The only thing this is cutting out is how much the lawyer can drain from the system. You claim that no lawyer will file a frivolous lawsuit, what fantasy world are you living in? they happen all the time. Tort reform- not just in medical malpractice would force a lot of the bottom feeder lawyers out of business. If they had to pay a part of the other lawyer's fees if they lost or if a case was dismissed, many lawyers would think twice about trying to file a case over stupid stuff.
Garrick - What do you have against doctors? I'd trust most any doctor over a lawyer any day. You claim,"Medicine is all about maximizing profits as an absolute rule." Switch "medicine" to "lawsuits" and you would be right.
Those humanitarian lawyers you seem to idolize victimize their own clients. They don't work for a set fee or an hourly rate, they work for a percentage of the take.

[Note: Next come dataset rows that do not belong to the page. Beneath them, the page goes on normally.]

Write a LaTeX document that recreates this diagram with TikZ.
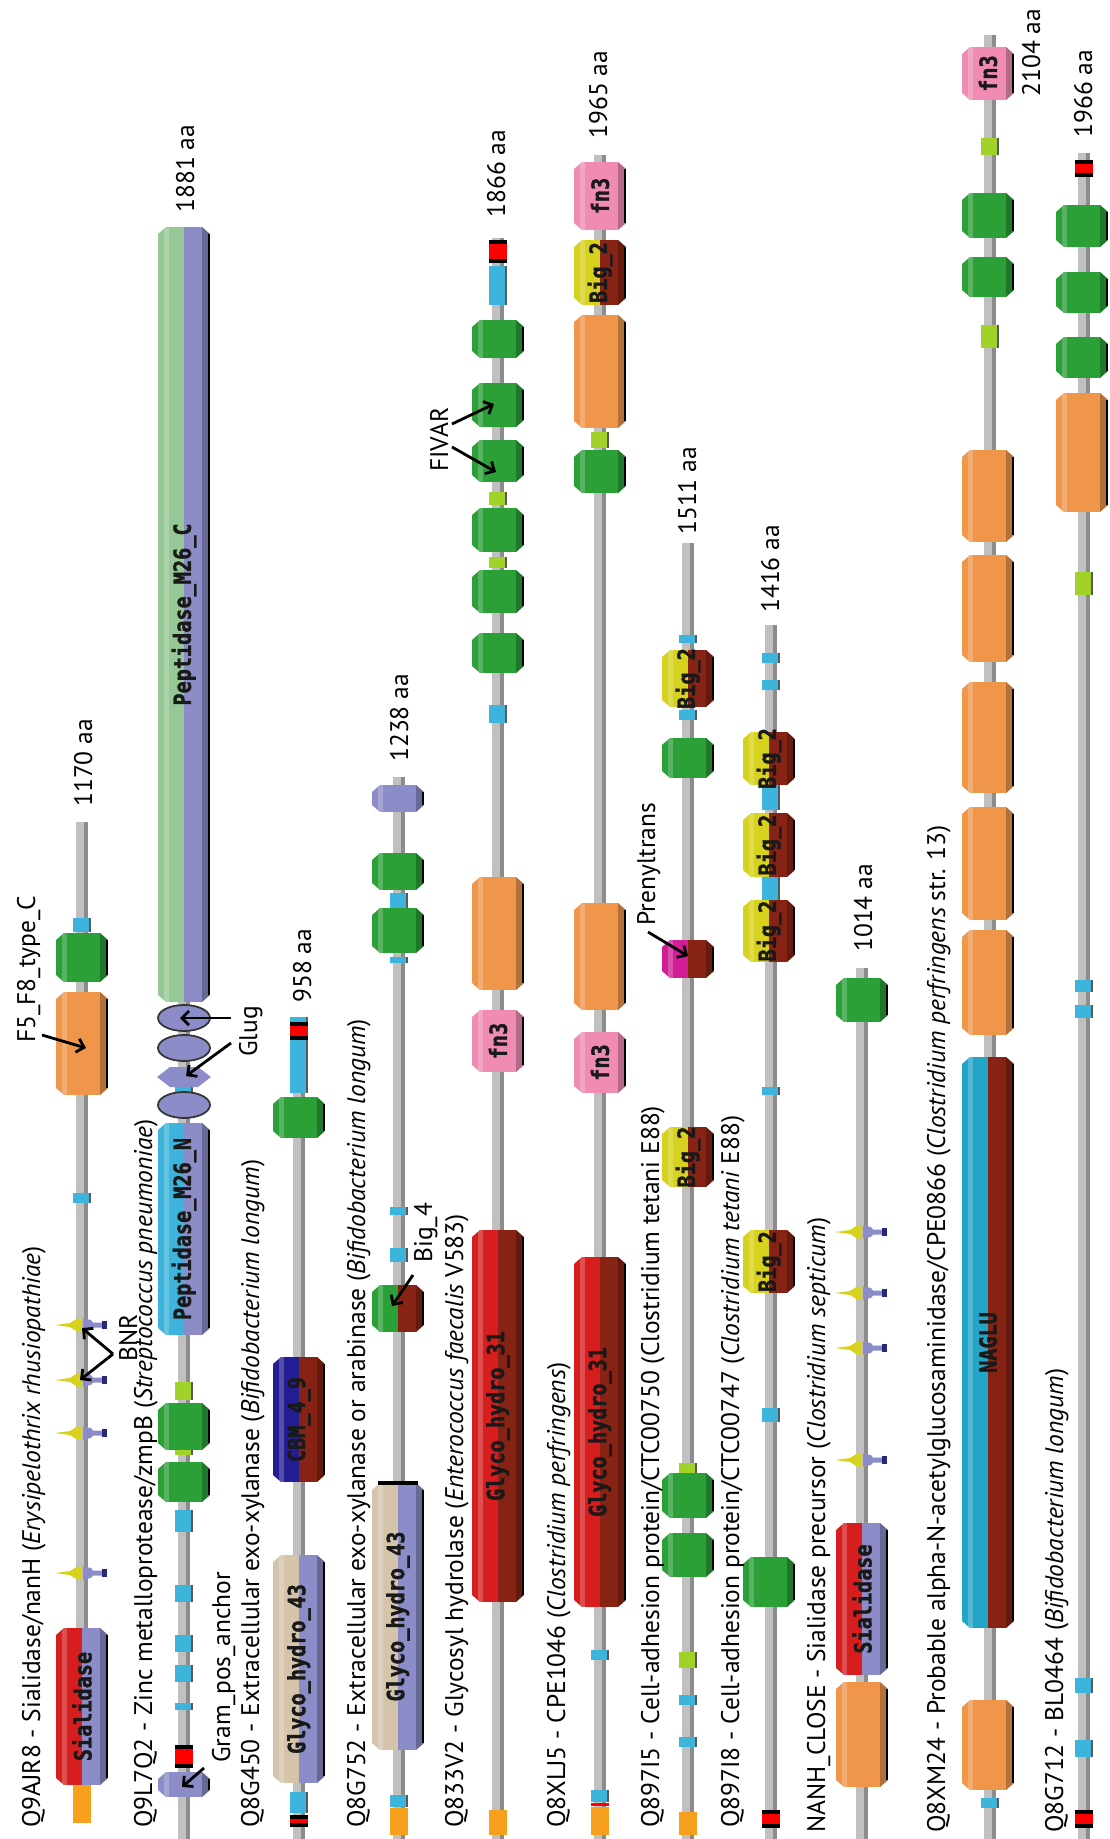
\documentclass[tikz,border=0pt]{standalone}
\usepackage{fontspec}
\setmainfont{PT Sans}
\newfontfamily\domfont[FakeStretch=0.85, BoldFeatures={FakeBold=1.5}]{DejaVu Sans Mono}
\usetikzlibrary{arrows.meta}

\definecolor{bbone}{RGB}{192,192,192}
\definecolor{bbonedark}{RGB}{140,140,140}
\definecolor{orng}{RGB}{240,150,75}
\definecolor{sigor}{RGB}{247,160,30}
\definecolor{grn}{RGB}{42,160,55}
\definecolor{cyn}{RGB}{60,180,220}
\definecolor{limegr}{RGB}{160,210,40}
\definecolor{domred}{RGB}{215,30,30}
\definecolor{dkred}{RGB}{135,35,20}
\definecolor{lav}{RGB}{140,140,200}
\definecolor{ltgrn}{RGB}{150,200,150}
\definecolor{beige}{RGB}{212,196,170}
\definecolor{dkblue}{RGB}{35,30,150}
\definecolor{pinky}{RGB}{240,140,180}
\definecolor{yel}{RGB}{215,210,30}
\definecolor{mag}{RGB}{210,30,150}
\definecolor{teal}{RGB}{35,165,200}
\definecolor{navy}{RGB}{40,40,120}

\tikzset{
  domlabel/.style={rotate=90, inner sep=0pt, text=black!90,
    font=\domfont\bfseries\fontsize{13.5}{13.5}\selectfont},
  protlabel/.style={rotate=90, anchor=base west, inner sep=0pt,
    font=\fontsize{14.5}{16}\selectfont},
  pointer/.style={line width=1.6pt, -{Straight Barb[length=4pt,width=8pt]}},
}

% batang protein: x, ujung atas, ujung bawah
\newcommand{\backbone}[3]{%
  \fill[bbone] (#1-6,#2) rectangle (#1+6,#3);
  \fill[bbonedark] (#1+2,#2) rectangle (#1+6,#3);}
% domain: x, y1, y2, warna kiri, warna kanan, teks
\newcommand{\dom}[6]{%
  \begin{scope}
    \clip (#1-26,#2+7) -- (#1-18,#2) -- (#1+18,#2) -- (#1+26,#2+7)
      -- (#1+26,#3-7) -- (#1+18,#3) -- (#1-18,#3) -- (#1-26,#3-7) -- cycle;
    \fill[#4] (#1-26,#2) rectangle (#1,#3);
    \fill[#5] (#1,#2) rectangle (#1+26,#3);
    \fill[white, opacity=.22] (#1-20,#2) rectangle (#1-15,#3);
    \fill[black, opacity=.25] (#1+18,#2) rectangle (#1+26,#3);
    \fill[black] (#1+24,#2+7) rectangle (#1+26,#3-7);
  \end{scope}
  \node[domlabel] (d#1-#2) at (#1,{(#2+#3)/2}) {#6};}
% kotak kecil: x, y1, y2, warna
\newcommand{\blok}[4]{%
  \fill[#4] (#1-9,#2) rectangle (#1+9,#3);
  \fill[black!65] (#1+7,#2) rectangle (#1+9,#3);}
% segmen transmembran (hitam-merah-hitam)
\newcommand{\tm}[3]{%
  \fill[black] (#1-9,#2) rectangle (#1+9,#3);
  \fill[red] (#1-9,#2+4) rectangle (#1+9,#3-4);}
% motif kecil (BNR)
\newcommand{\motif}[2]{%
  \fill[yel] (#1-27,#2) -- (#1-12,#2-2) -- (#1-5,#2-6.5) -- (#1,#2-6.5)
    -- (#1,#2+6.5) -- (#1-5,#2+6.5) -- (#1-12,#2+2) -- cycle;
  \fill[lav] (#1+1,#2-6.5) -- (#1+9,#2-5) -- (#1+11,#2-2.5) -- (#1+20,#2-2.5)
    -- (#1+20,#2+2.5) -- (#1+11,#2+2.5) -- (#1+9,#2+5) -- (#1+1,#2+6.5) -- cycle;
  \fill[navy] (#1+20,#2-4) rectangle (#1+25,#2+4);}

\begin{document}
\begin{tikzpicture}[x=0.02cm, y=-0.02cm]
  \useasboundingbox (0,0) rectangle (1109,1839);
  \fill[white] (0,0) rectangle (1109,1839);

  % Q9AJR8
  \backbone{82}{822}{1823}
  \fill[sigor] (73,1785) rectangle (91,1823);
  \dom{82}{1628}{1785}{domred}{lav}{Sialidase}
  \foreach \y in {1325,1380,1433,1573} {\motif{82}{\y}}
  \blok{82}{1193}{1203}{cyn}
  \dom{82}{992}{1095}{orng}{orng}{}
  \dom{82}{933}{982}{grn}{grn}{}
  \blok{82}{918}{932}{cyn}
  \node[protlabel] (lab1) at (40,1828) {Q9AJR8 - Sialidase/nanH (\textit{Erysipelothrix rhusiopathiae})};
  \node[protlabel] (len1) at (92,807) {1170 aa};
  \node[protlabel] (f5lab) at (35,1043) {F5\_F8\_type\_C};
  \coordinate (f5a) at (42,1035);
  \coordinate (f5b) at (86,1048);
  \draw[pointer] (f5a) -- (f5b);
  \node[protlabel] (bnrlab) at (137,1362) {BNR};
  \coordinate (bnr) at (113,1354);
  \coordinate (bnr1) at (82,1328);
  \coordinate (bnr2) at (80,1380);
  \draw[pointer] (bnr) -- (bnr1);
  \draw[pointer] (bnr) -- (bnr2);

  % Q9L7Q2
  \backbone{184}{227}{1839}
  \dom{184}{1772}{1797}{lav}{lav}{}
  \tm{184}{1745}{1768}
  \foreach \a/\b in {1703/1710, 1665/1682, 1635/1652, 1585/1602, 1510/1532}
    {\blok{184}{\a}{\b}{cyn}}
  \blok{184}{1445}{1455}{limegr}
  \blok{184}{1382}{1400}{limegr}
  \dom{184}{1462}{1502}{grn}{grn}{}
  \dom{184}{1403}{1450}{grn}{grn}{}
  \dom{184}{1123}{1335}{cyn}{lav}{Peptidase\_M26\_N}
  \blok{184}{1087}{1095}{cyn}
  \foreach \y in {1105,1048,1018}
    {\filldraw[fill=lav, draw=black!80, line width=1pt] (184,\y) ellipse [x radius=26, y radius=13];}
  \fill[lav] (157,1077) -- (170,1067) -- (198,1067) -- (211,1077) -- (198,1087) -- (170,1087) -- cycle;
  \dom{184}{227}{1002}{ltgrn}{lav}{Peptidase\_M26\_C}
  \node[protlabel] (lab2) at (152,1828) {Q9L7Q2 - Zinc metalloprotease/zmpB (\textit{Streptococcus pneumoniae})};
  \node[protlabel] (len2) at (194,213) {1881 aa};
  \node[protlabel] (gluglab) at (257,1057) {Glug};
  \coordinate (glug1a) at (231,1018);
  \coordinate (glug1b) at (180,1018);
  \coordinate (glug2a) at (231,1043);
  \coordinate (glug2b) at (186,1076);
  \draw[pointer] (glug1a) -- (glug1b);
  \draw[pointer] (glug2a) -- (glug2b);
  \node[protlabel] (gplab) at (230,1763) {Gram\_pos\_anchor};
  \coordinate (gpa) at (204,1768);
  \coordinate (gpb) at (182,1787);
  \draw[pointer] (gpa) -- (gpb);

  % Q8G450
  \backbone{299}{1017}{1839}
  \tm{299}{1815}{1827}
  \blok{299}{1792}{1813}{cyn}
  \dom{299}{1555}{1783}{beige}{lav}{Glyco\_hydro\_43}
  \dom{299}{1357}{1482}{dkblue}{dkred}{CBM\_4\_9}
  \dom{299}{1097}{1138}{grn}{grn}{}
  \blok{299}{1017}{1093}{cyn}
  \tm{299}{1022}{1040}
  \node[protlabel] (lab3) at (259,1828) {Q8G450 - Extracellular exo-xylanase (\textit{Bifidobacterium longum})};
  \node[protlabel] (len3) at (311,1003) {958 aa};

  % Q8G752
  \backbone{399}{777}{1839}
  \fill[sigor] (390,1808) rectangle (408,1835);
  \blok{399}{1795}{1807}{cyn}
  \dom{398}{1483}{1750}{beige}{lav}{Glyco\_hydro\_43}
  \fill[black] (378,1481) rectangle (418,1485);
  \dom{398}{1285}{1332}{grn}{dkred}{}
  \foreach \a/\b in {1248/1262, 1207/1215, 957/963, 893/908}
    {\blok{399}{\a}{\b}{cyn}}
  \dom{398}{908}{953}{grn}{grn}{}
  \dom{398}{853}{890}{grn}{grn}{}
  \dom{398}{785}{812}{lav}{lav}{}
  \node[protlabel] (lab4) at (365,1828) {Q8G752 - Extracellular exo-xylanase or arabinase (\textit{Bifidobacterium longum})};
  \node[protlabel] (len4) at (408,762) {1238 aa};
  \node[protlabel] (biglab) at (432,1263) {Big\_4};
  \coordinate (biga) at (413,1275);
  \coordinate (bigb) at (392,1306);
  \draw[pointer] (biga) -- (bigb);

  % Q833V2
  \backbone{498}{238}{1839}
  \fill[sigor] (489,1810) rectangle (507,1835);
  \dom{498}{1230}{1602}{domred}{dkred}{Glyco\_hydro\_31}
  \dom{498}{1010}{1072}{pinky}{pinky}{fn3}
  \dom{498}{877}{990}{orng}{orng}{}
  \blok{498}{705}{723}{cyn}
  \foreach \a/\b in {492/505, 557/568}
    {\blok{498}{\a}{\b}{limegr}}
  \foreach \a/\b in {633/673, 570/613, 508/552, 440/482, 383/427, 320/358}
    {\dom{498}{\a}{\b}{grn}{grn}{}}
  \blok{498}{266}{305}{cyn}
  \tm{498}{240}{263}
  \node[protlabel] (lab5) at (463,1828) {Q833V2 - Glycosyl hydrolase (\textit{Enterococcus faecalis} V583)};
  \node[protlabel] (len5) at (505,218) {1866 aa};
  \node[protlabel] (fivlab) at (448,472) {FIVAR};
  \coordinate (fiva) at (452,424);
  \coordinate (fivb) at (494,404);
  \coordinate (fivc) at (452,447);
  \coordinate (fivd) at (496,472);
  \draw[pointer] (fiva) -- (fivb);
  \draw[pointer] (fivc) -- (fivd);

  % Q8XLJ5
  \backbone{600}{155}{1839}
  \fill[sigor] (591,1807) rectangle (609,1835);
  \fill[red] (591,1803) rectangle (609,1806);
  \blok{600}{1790}{1802}{cyn}
  \blok{600}{1650}{1660}{cyn}
  \dom{600}{1257}{1607}{domred}{dkred}{Glyco\_hydro\_31}
  \dom{600}{1032}{1093}{pinky}{pinky}{fn3}
  \dom{600}{903}{1010}{orng}{orng}{}
  \dom{600}{450}{493}{grn}{grn}{}
  \blok{600}{432}{448}{limegr}
  \dom{600}{315}{428}{orng}{orng}{}
  \dom{600}{240}{305}{yel}{dkred}{Big\_2}
  \dom{600}{162}{230}{pinky}{pinky}{fn3}
  \node[protlabel] (lab6) at (565,1828) {Q8XLJ5 - CPE1046 (\textit{Clostridium perfringens})};
  \node[protlabel] (len6) at (607,139) {1965 aa};

  % Q897I5
  \backbone{688}{543}{1839}
  \fill[sigor] (679,1812) rectangle (697,1835);
  \foreach \a/\b in {1737/1747, 1695/1705, 710/720, 635/643}
    {\blok{688}{\a}{\b}{cyn}}
  \blok{688}{1652}{1668}{limegr}
  \blok{688}{1463}{1473}{limegr}
  \dom{688}{1533}{1577}{grn}{grn}{}
  \dom{688}{1473}{1518}{grn}{grn}{}
  \dom{688}{1127}{1187}{yel}{dkred}{Big\_2}
  \dom{688}{940}{978}{mag}{dkred}{}
  \dom{688}{738}{778}{grn}{grn}{}
  \dom{688}{650}{707}{yel}{dkred}{Big\_2}
  \node[protlabel] (lab7) at (659,1828) {Q897I5 - Cell-adhesion protein/CTC00750 (Clostridium tetani E88)};
  \node[protlabel] (len7) at (696,535) {1511 aa};
  \node[protlabel] (prlab) at (655,926) {Prenyltrans};
  \coordinate (pra) at (648,932);
  \coordinate (prb) at (688,956);
  \draw[pointer] (pra) -- (prb);

  % Q897I8
  \backbone{771}{625}{1839}
  \tm{771}{1810}{1828}
  \foreach \a/\b in {1408/1422, 1087/1095, 877/900, 785/810, 680/690, 653/663}
    {\blok{771}{\a}{\b}{cyn}}
  \dom{769}{1557}{1607}{grn}{grn}{}
  \foreach \a/\b in {1230/1293, 900/962, 813/877, 732/785}
    {\dom{769}{\a}{\b}{yel}{dkred}{Big\_2}}
  \node[protlabel] (lab8) at (739,1828) {Q897I8 - Cell-adhesion protein/CTC00747 (\textit{Clostridium tetani} E88)};
  \node[protlabel] (len8) at (779,613) {1416 aa};

  % NANH_CLOSE
  \backbone{862}{968}{1839}
  \dom{862}{1682}{1787}{orng}{orng}{}
  \dom{862}{1523}{1675}{domred}{lav}{Sialidase}
  \foreach \y in {1460,1348,1293,1232} {\motif{862}{\y}}
  \dom{862}{978}{1022}{grn}{grn}{}
  \node[protlabel] (lab9) at (825,1833) {NANH\_CLOSE - Sialidase precursor (\textit{Clostridium septicum})};
  \node[protlabel] (len9) at (872,952) {1014 aa};

  % Q8XM24
  \backbone{990}{35}{1839}
  \blok{990}{1798}{1808}{cyn}
  \dom{988}{1700}{1790}{orng}{orng}{}
  \dom{988}{1057}{1628}{teal}{dkred}{NAGLU}
  \foreach \a/\b in {930/1035, 807/920, 682/793, 555/662, 450/542}
    {\dom{988}{\a}{\b}{orng}{orng}{}}
  \blok{990}{325}{348}{limegr}
  \blok{990}{138}{155}{limegr}
  \dom{988}{257}{297}{grn}{grn}{}
  \dom{988}{193}{238}{grn}{grn}{}
  \dom{988}{47}{100}{pinky}{pinky}{fn3}
  \node[protlabel] (lab10) at (945,1833) {Q8XM24 - Probable alpha-N-acetylglucosaminidase/CPE0866 (\textit{Clostridium perfringens} str. 13)};
  \node[protlabel] (len10) at (1040,97) {2104 aa};

  % Q8G712
  \backbone{1084}{153}{1839}
  \tm{1084}{1810}{1828}
  \foreach \a/\b in {1740/1757, 1678/1693, 1005/1018, 980/992}
    {\blok{1084}{\a}{\b}{cyn}}
  \blok{1084}{572}{595}{limegr}
  \dom{1082}{393}{512}{orng}{orng}{}
  \foreach \a/\b in {337/378, 272/313, 205/247}
    {\dom{1082}{\a}{\b}{grn}{grn}{}}
  \tm{1084}{160}{177}
  \node[protlabel] (lab11) at (1063,1833) {Q8G712 - BL0464 (\textit{Bifidobacterium longum})};
  \node[protlabel] (len11) at (1092,138) {1966 aa};
\end{tikzpicture}
\end{document}
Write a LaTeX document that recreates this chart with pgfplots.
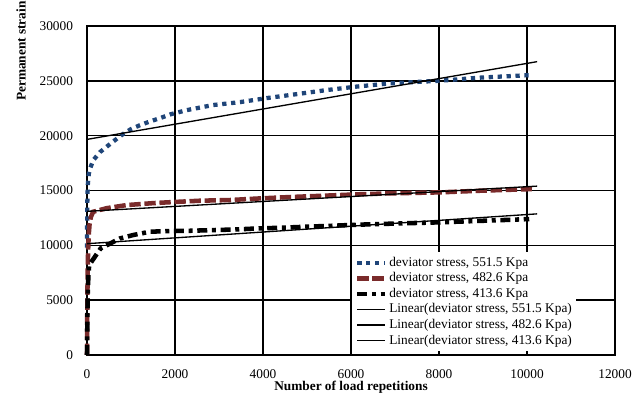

They argue that the doctors victimized patient needs all this money to get their life back and then take a 1/3 to 2/3 of the money for themselves. How selfless, how caring.
The lawyers are scum. Everytime they lose they should have to pay for the winnings sides lawyer's fee. That will keep them from playing the "lawsuit lottery."
Garrick...very well said, and very true. Most people do not have a clue concerning the way the medical establishment conducts themselves in malpractice situations. How do you know this so well?
"could discourage many victims from bringing legitimate claims to court"
If the claims are legitimate then what is the worry?
Those who think we need "absolute" tort reform for medical care providers (no liability at all for anything) have never had a loved one injured by reckless, uncaring treatment. And there is plenty of it in American medical care today. When courts and legislatures remove all recourse for victims of medical malpractice, some of those those injured will resort to taking matters into their own hands and settle scores personally. Yes, that's a frightening scenario, but it is definitely coming.
With scientific progress is the normal error of the rules which result in medical harm is the basis of responsibility of the physician The responsibility to establish gross negligence is to safeguard the investment of the project, medical and contrary to a fundamental responsibility Asesas in economic activity, carrying risks of the activity
It's unfortunate that Georgia decided to address a problem with a sledge hammer instead of a reasoned approach. ER docs are faced every day with problems ranging from hang nails to heart attacks, with symptoms often very non-specific. Their choices are to over test everyone with full EKG's and CT's or test none. They can admit a patient and send them "upstairs" to the specialist, but then they face the wrath of the specialist being bothered on a weekend. They can discharge the patient and tell them to see their family doc the next day - but he or she may be just as ill prepared to diagnose. So that's why we have a medically recognized standard of care - what would the average physician trained in emergency medicine do in a similar situation? Hospitals and physician groups are constantly developing and refining treatment protocols both to provide better care and to give direction in specific cases. Georgia would be better served by encouraging development of these protocols and giving them legal weight, rather than forcing the patient to prove that his or her doc was a falling down drunk.